Edel started the set off solo, and on "Julia," the second song from his new album India, Seattle, he was joined by his band. Part of what made Edel so endearing was his articulate and charming banter throughout the performance. He shared extended stories about jokes he's shared with his father, including his dad's current favourite: "What do the titanic and the Leafs have in common? They both sink when they hit the ice." At times the show felt almost like a brief stand up comedy set.
He also offered poetic insight on making a record, and delved into his inspiration for many songs on India, Seattle, including an incredibly relatable (if you grew up in the prairies, anyway) story about his inspiration for "The Closer," a song about a rural baseball team's closing pitcher and a perfect game gone wrong.

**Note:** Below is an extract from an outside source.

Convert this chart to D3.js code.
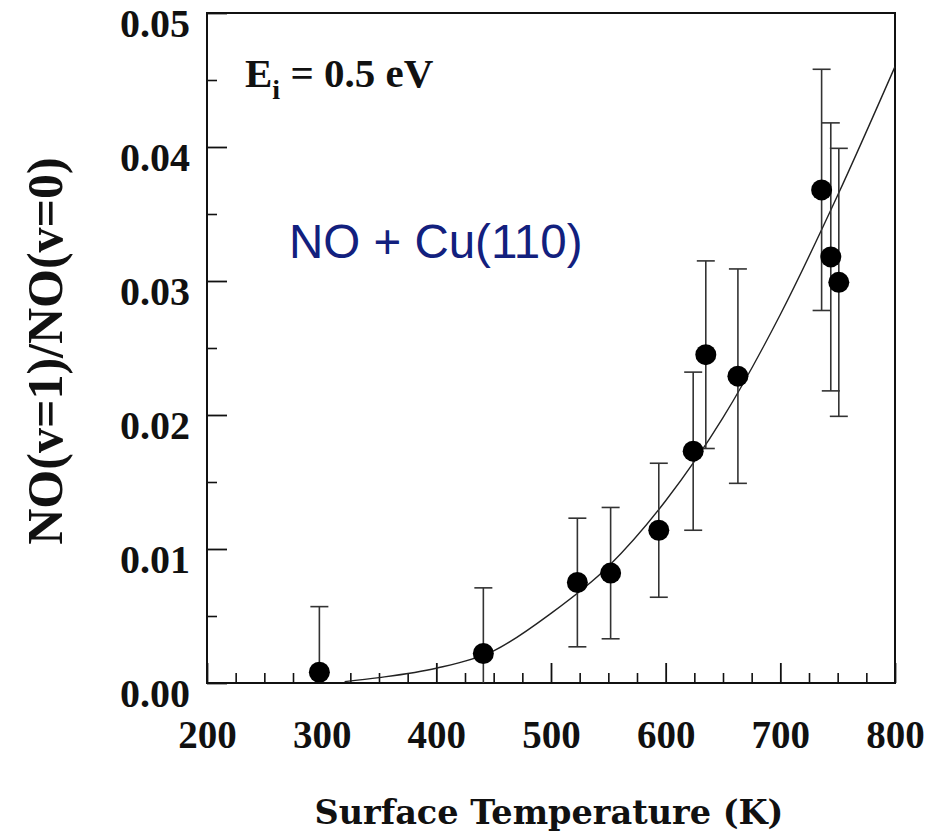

Throughout the show, friends joined Edel on stage: Vince Vaccaro lent his voice and tambourine skills for a few songs, including the climactic anthem "The Country Where I Came From" released as a single from the album The Last of Our Mountains, and the New Pornographers' Kathryn Calder performed "East Shore West Shore" from India, Seattle with Edel. Calder is also releasing a new solo record shortly and the two quipped about sharing a release date.
Edel's West Coast charm and the way he weaves his personal experiences into his songs really made his performance outstanding. His music is relatable, and live, Edel often feels like an old friend.